A mid-year poll released by BMO Monday says half of Canadians with children feel like they are falling behind on their monthly savings.
The majority of those polled feel more optimistic about the economy in general (56 per cent said they feel Canada is coming out of the recession. Fifty-seven per cent said Canada’s economy is doing better than the rest of the world).
But when it comes to their own personal finances, confidence isn’t as high.
The online poll of 1,518 adult Canadians (987 with kids), also found differences in attitudes between the generations.
While millennials (18- to 34-year-olds) with kids were generally more optimistic about the economy compared to baby boomers (55 years of age and up) with kids, the millennials had more debt and more expensive homes.
And even though 76 per cent of millennials said they were more concerned about saving money this year compared to last year, almost half (47 per cent) expected to incur some spending debt this summer.

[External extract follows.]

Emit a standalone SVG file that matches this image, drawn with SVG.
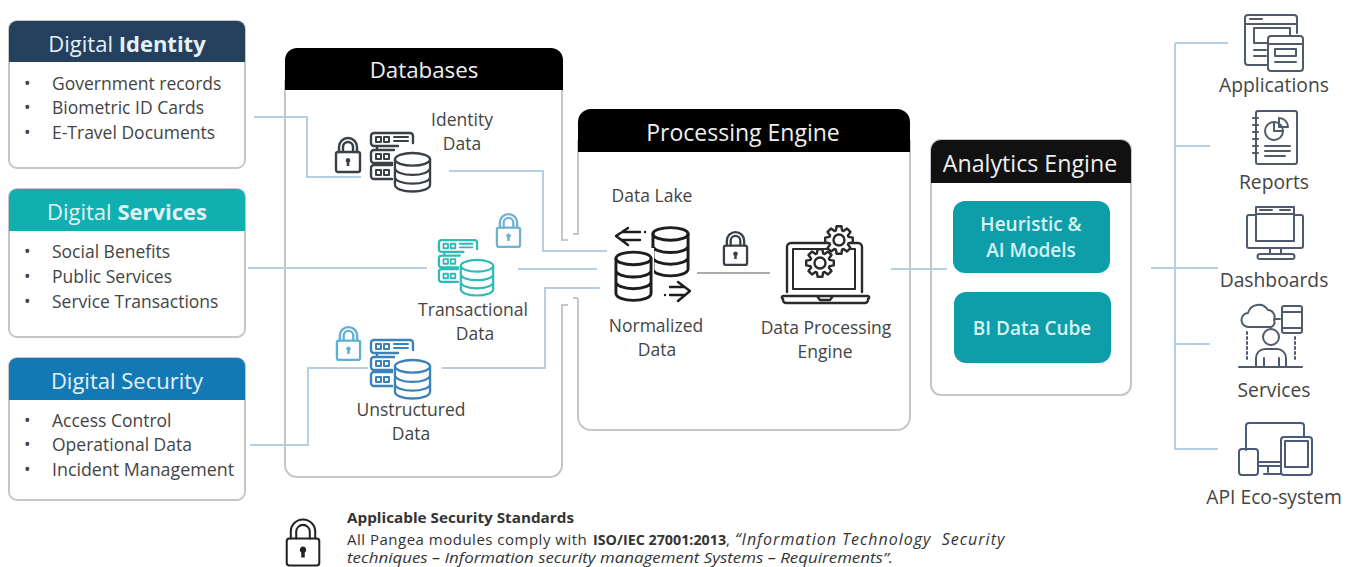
<svg xmlns="http://www.w3.org/2000/svg" width="1352" height="567" viewBox="0 0 1352 567">
<style>
text{font-family:"Open Sans","Noto Sans","Liberation Sans",sans-serif;fill:#444}
.h{font-size:22px;fill:#e4f1f6;text-anchor:middle}
.b{font-weight:700}
.ph{font-size:22.300px;fill:#efefef;text-anchor:middle}
.i{font-size:17.500px;transform:translateY(1px)}
.l{font-size:17.500px;text-anchor:middle;transform:translateY(1px)}
.r{font-size:19.300px;text-anchor:middle;transform:translateY(1px)}
.w{font-size:19px;fill:#d8f2f4;text-anchor:middle;font-weight:600}
.s{font-size:15px;fill:#333}
.card{fill:#fff;stroke:#c4c6c9;stroke-width:2}
.conn{fill:none;stroke:#b4cfe6;stroke-width:2}
.gr{fill:none;stroke:#c4c6c9;stroke-width:2}
.ic{fill:none;stroke:currentColor;stroke-width:var(--sw,2.400);stroke-linejoin:round;stroke-linecap:round}
.ict{fill:none;stroke:currentColor;stroke-width:2;stroke-linejoin:round;stroke-linecap:round}
</style>
<defs>
<symbol id="lock" viewBox="0 0 28 36" overflow="visible">
<path class="ic" d="M5 15V10a9 9 0 0 1 18 0v5M9 15V10a5 5 0 0 1 10 0v5"/>
<rect class="ic" x="2" y="15" width="24" height="20" rx="2"/>
<path d="M14 21a2.400 2.400 0 0 1 1.300 4.400V29h-2.600v-3.600A2.400 2.400 0 0 1 14 21z" fill="currentColor"/>
</symbol>
<symbol id="db" viewBox="0 0 40 42" overflow="visible">
<ellipse class="ic" cx="20" cy="8" rx="18" ry="6.500"/>
<path class="ic" d="M2 8v26c0 4 8 7 18 7s18-3 18-7V8M2 17c0 4 8 7 18 7s18-3 18-7M2 26c0 4 8 7 18 7s18-3 18-7"/>
</symbol>
<symbol id="dbt" viewBox="0 0 40 52" overflow="visible">
<ellipse class="ic" cx="20" cy="8" rx="18" ry="6.500" style="--sw:3"/>
<path class="ic" style="--sw:3" d="M2 8v36c0 4 8 7 18 7s18-3 18-7V8M2 20c0 4 8 7 18 7s18-3 18-7M2 32c0 4 8 7 18 7s18-3 18-7"/>
</symbol>
<symbol id="srv" viewBox="0 0 44 48" overflow="visible">
<path class="ic" d="M28 14H4a3 3 0 0 1-3-3V4a3 3 0 0 1 3-3h36a3 3 0 0 1 3 3v7M22 31H4a3 3 0 0 1-3-3v-7a3 3 0 0 1 3-3h20M22 47H4a3 3 0 0 1-3-3v-8a3 3 0 0 1 3-3h18M7 14v4M7 31v2"/>
<path class="ict" d="M6 5h5v5H6zM14 5h5v5h-5zM24 5h14M24 9h14M6 22h5v5H6zM14 22h5v5h-5zM6 38h5v5H6zM14 38h5v5h-5z"/>
</symbol>
<g id="stack"><use href="#srv" width="44" height="48"/><use href="#db" x="23" y="19" width="39" height="42"/></g>
<g id="gear"><path fill="#fff" stroke="currentColor" stroke-width="2.400" stroke-linejoin="round" d="M9.510-3.090L13.790-2.430L13.790 2.430L9.510 3.090L8.910 4.540L11.470 8.030L8.030 11.470L4.540 8.910L3.090 9.510L2.430 13.790L-2.430 13.790L-3.090 9.510L-4.540 8.910L-8.030 11.470L-11.470 8.030L-8.910 4.540L-9.510 3.090L-13.790 2.430L-13.790-2.430L-9.510-3.090L-8.910-4.540L-11.470-8.030L-8.030-11.470L-4.540-8.910L-3.090-9.510L-2.430-13.790L2.430-13.790L3.090-9.510L4.540-8.910L8.030-11.470L11.470-8.030L8.910-4.540z"/><circle r="5.500" fill="none" stroke="currentColor" stroke-width="2.400"/></g>
</defs>

<g id="digital-identity">
<rect class="card" x="9" y="21" width="236" height="147" rx="8"/>
<path d="M9 62V29a8 8 0 0 1 8-8H237a8 8 0 0 1 8 8V62z" fill="#25405f"/>
<text class="h" x="127" y="52">Digital <tspan class="b">Identity</tspan></text>
<text class="i" x="24" y="89">•</text><text class="i" x="52" y="89">Government records</text>
<text class="i" x="24" y="113">•</text><text class="i" x="52" y="113">Biometric ID Cards</text>
<text class="i" x="24" y="138">•</text><text class="i" x="52" y="138">E-Travel Documents</text>
</g>
<g id="digital-services">
<rect class="card" x="9" y="189" width="236" height="148" rx="8"/>
<path d="M9 231V197a8 8 0 0 1 8-8H237a8 8 0 0 1 8 8V231z" fill="#0fb0b0"/>
<text class="h" x="127" y="220">Digital <tspan class="b">Services</tspan></text>
<text class="i" x="24" y="257">•</text><text class="i" x="52" y="257">Social Benefits</text>
<text class="i" x="24" y="282">•</text><text class="i" x="52" y="282">Public Services</text>
<text class="i" x="24" y="307">•</text><text class="i" x="52" y="307">Service Transactions</text>
</g>
<g id="digital-security">
<rect class="card" x="9" y="358" width="236" height="142" rx="8"/>
<path d="M9 400V366a8 8 0 0 1 8-8H237a8 8 0 0 1 8 8V400z" fill="#1379b5"/>
<text class="h" x="127" y="389">Digital Security</text>
<text class="i" x="24" y="426">•</text><text class="i" x="52" y="426">Access Control</text>
<text class="i" x="24" y="450">•</text><text class="i" x="52" y="450">Operational Data</text>
<text class="i" x="24" y="475">•</text><text class="i" x="52" y="475" textLength="182" lengthAdjust="spacingAndGlyphs">Incident Management</text>
</g>

<g id="databases">
<path class="gr" d="M285 80V465a12 12 0 0 0 12 12H550a12 12 0 0 0 12-12V305H568M562 80V240H568"/>
<path d="M285 90V60a12 12 0 0 1 12-12H551a12 12 0 0 1 12 12V90z" fill="#000"/>
<text class="ph" x="424" y="78">Databases</text>
</g>
<g id="processing-engine">
<path class="gr" d="M578 140V234H573M578 298V417a13 13 0 0 0 13 13H897a13 13 0 0 0 13-13V140M578 298H573"/>
<path d="M578 152V122a13 13 0 0 1 13-13H897a13 13 0 0 1 13 13V152z" fill="#000"/>
<text class="ph" style="font-size:23px" x="743" y="141">Processing Engine</text>
</g>
<g id="analytics-engine">
<rect class="card" x="931" y="140" width="200" height="255" rx="10"/>
<path d="M931 183V150a10 10 0 0 1 10-10H1121a10 10 0 0 1 10 10V183z" fill="#111"/>
<text class="ph" style="font-size:23.200px" x="1030" y="172">Analytics Engine</text>
</g>

<g id="connectors">
<path class="conn" d="M254 117H307V177H361"/>
<path class="conn" d="M449 171H543V251H607"/>
<path class="conn" d="M248 268H427"/>
<path class="conn" d="M518 269H597"/>
<path class="conn" d="M442 368H545V288H600"/>
<path class="conn" d="M250 445H308V368H368"/>
<path class="gr" style="stroke:#8d9296;stroke-width:1.600" d="M697 273H770"/>
<path class="conn" d="M891 269H947"/>
<path class="conn" d="M1151 268H1218M1175 43V449H1218M1175 43H1228M1175 146H1210M1175 344H1210"/>
</g>

<g id="identity-data" color="#3b3f46">
<use href="#lock" x="334" y="137" width="28" height="36"/>
<use href="#stack" x="370" y="132"/>
<text class="l" x="462" y="125">Identity</text><text class="l" x="462" y="149">Data</text>
</g>
<g id="transactional-data" color="#2cbcb8">
<use href="#lock" x="495" y="213" width="27" height="35" color="#6fb3d0"/>
<use href="#srv" x="438" y="238" width="40" height="46"/>
<use href="#db" x="459" y="258" width="36" height="39"/>
<text class="l" x="473" y="315">Transactional</text><text class="l" x="475" y="339">Data</text>
</g>
<g id="unstructured-data" color="#3a82b8">
<use href="#lock" x="335" y="326" width="27" height="35" color="#5fb0d4"/>
<use href="#stack" x="370" y="339"/>
<text class="l" x="411" y="415">Unstructured</text><text class="l" x="411" y="439">Data</text>
</g>

<g id="normalized-data" color="#1d1d1d">
<use href="#dbt" x="651" y="226" width="39" height="51"/>
<rect x="613" y="248" width="41" height="55" fill="#fff"/>
<use href="#dbt" x="614" y="250" width="39" height="52"/>
<path class="ic" d="M628 228L616 236L628 245M622 232H640M622 240H640M645 232V232"/>
<path class="ic" d="M678 282L690 291L678 301M665 295V295M670 287H684M670 295H684"/>
<text class="l" x="652" y="201">Data Lake</text>
<text class="l" x="656" y="331">Normalized</text><text class="l" x="657" y="355">Data</text>
</g>
<g id="pipeline-lock" color="#3b3f46"><use href="#lock" x="722" y="231" width="27" height="35"/></g>
<g id="data-processing-engine" color="#2a2a2a">
<path class="ic" d="M787 292V247a4 4 0 0 1 4-4H858a4 4 0 0 1 4 4V292M787 296H784a1.500 1.500 0 0 0-1 3v1a3 3 0 0 0 3 3H865a3 3 0 0 0 3-3v-1a1.500 1.500 0 0 0-1-3H787M817 296l3 4H830l3-4"/>
<rect class="ict" x="793" y="249" width="62" height="40"/>
<use href="#gear" x="839" y="240"/>
<use href="#gear" x="820" y="263"/>
<text class="l" x="826" y="333">Data Processing</text><text class="l" x="825" y="357">Engine</text>
</g>

<g id="heuristic-models">
<rect x="953" y="201" width="157" height="72" rx="12" fill="#0e9eaa"/>
<text class="w" x="1031" y="231">Heuristic &amp;</text><text class="w" x="1031" y="257">AI Models</text>
</g>
<g id="bi-data-cube">
<rect x="954" y="292" width="157" height="71" rx="12" fill="#0e9eaa"/>
<text class="w" x="1032" y="335">BI Data Cube</text>
</g>

<g id="applications" color="#4f5a6b">
<path class="ict" d="M1267 65H1248a3 3 0 0 1-3-3V18a3 3 0 0 1 3-3H1294a3 3 0 0 1 3 3V33M1245 24H1297M1250 19H1262M1254 28H1290V36M1254 28V43H1267M1254 50H1266M1254 56H1266"/>
<rect class="ict" x="1268" y="36" width="35" height="35" rx="3"/>
<path class="ict" d="M1268 44H1303M1275 49H1296V56H1275zM1275 62H1296"/>
<text class="r" x="1274" y="91">Applications</text>
</g>
<g id="reports" color="#4f5a6b">
<rect class="ict" x="1256" y="111" width="41" height="53" rx="2"/>
<path class="ict" d="M1253 118h5M1253 125h5M1253 132h5M1253 139h5M1253 146h5M1253 153h5M1265 146H1290M1265 151H1290M1265 156H1285"/>
<circle class="ict" cx="1274" cy="131" r="9"/><path class="ict" d="M1274 122V131H1283M1279 118a9 9 0 0 1 9 9h-9z"/>
<text class="r" x="1274" y="188">Reports</text>
</g>
<g id="dashboards" color="#4f5a6b">
<path class="ict" d="M1256 215H1249a2 2 0 0 0-2 2V246a2 2 0 0 0 2 2H1301a2 2 0 0 0 2-2V217a2 2 0 0 0-2-2H1294M1256 241V207H1294V241M1256 241H1294M1256 214H1294M1260 210H1272M1280 210H1290M1270 248V254M1281 254V248M1260 259H1292a2.500 2.500 0 0 0 0-5H1260a2.500 2.500 0 0 0 0 5z"/>
<text class="r" x="1274" y="286">Dashboards</text>
</g>
<g id="services" color="#4f5a6b">
<path class="ict" d="M1249 327a7 7 0 0 1-1-14 11 11 0 0 1 20-3 7 7 0 0 1 6 10 5 5 0 0 1-3 7zM1274 319H1280"/>
<rect class="ict" x="1282" y="306" width="20" height="27" rx="2"/>
<path class="ict" d="M1282 312H1302M1282 328H1302"/>
<path class="ict" stroke-dasharray="2 3" d="M1247 332V360M1295 337V360"/>
<circle class="ict" cx="1271" cy="337" r="8"/>
<path class="ict" d="M1256 366V358a9 9 0 0 1 9-9H1277a9 9 0 0 1 9 9V366M1264 358V366M1279 358V366M1239 367H1302"/>
<text class="r" x="1274" y="396">Services</text>
</g>
<g id="api-eco-system" color="#4a5a78">
<path class="ict" d="M1246 450V426a3 3 0 0 1 3-3H1301a3 3 0 0 1 3 3V436M1258 462H1281M1258 466H1281M1268 466V472M1264 474H1281"/>
<rect class="ict" x="1239" y="449" width="19" height="26" rx="3"/>
<rect class="ict" x="1281" y="437" width="31" height="38" rx="3"/>
<rect class="ict" x="1285" y="441" width="23" height="26"/>
<text class="r" x="1274" y="503">API Eco-system</text>
</g>

<g id="security-note">
<g color="#222" style="--sw:1.500"><use href="#lock" x="284" y="518" width="38" height="49"/></g>
<text class="s b" x="347" y="523" textLength="227" lengthAdjust="spacingAndGlyphs">Applicable Security Standards</text>
<text class="s" y="545" xml:space="preserve"><tspan x="347" letter-spacing="0.500">All Pangea modules comply with</tspan><tspan x="593" class="b" font-size="14.300">ISO/IEC 27001:2013</tspan><tspan>,</tspan><tspan x="735" font-style="italic" font-size="16" letter-spacing="1">“Information Technology  Security</tspan></text>
<text class="s" x="347" y="563" font-style="italic" textLength="546" lengthAdjust="spacingAndGlyphs">techniques – Information security management Systems – Requirements”.</text>
</g>
</svg>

“While the majority of young families don’t feel they are falling behind financially, industry data show that they typically carry more debt,” said Tony Tintinalli, regional vice president at BMO.
For their part, baby boomers felt less optimistic about the Canadian economy. Just over half (53 per cent) of boomers said they felt Canada was coming out of the recession and growing its economy, compared to 62 per cent of millennials.
Experts said baby boomers pessimism may be due to increased financial strains.
“Baby boomers with children may have more pressing financial obligations, such as paying for kids’ university education, leading to lower confidence in personal finances and the economy,” said Sal Guatieri, a senior economist at BMO Capital Markets.
The BMO poll comes as Canadians digest disappointing job numbers released on Friday. Employment unexpectedly fell by 9,400 jobs nationally in June.
Economists said the jobs result may spur the Bank of Canada to cut its growth expectations for the economy in this week’s monetary policy report.
“Even looking beyond what happened in June, the bigger picture is that outside of Alberta we’ve seen no job growth in the country in the past year,” said Doug Porter, chief economist with BMO Capital Markets.
“There are a number of reasons, but simply put most of what had been the bigger drivers for the Canadian job market have really subsided … things like strong gains in home building, things coming from the consumer, even government spending. To some extent, the taps have been turned off,” said Porter.
So what’s a financially-stretched family to do?
Experts recommend taking action immediately to get on a sound financial track, including monitoring your spending by developing a budget and tracking daily spending, and consolidating your high-interest debt and paying off your debts with the highest interest first.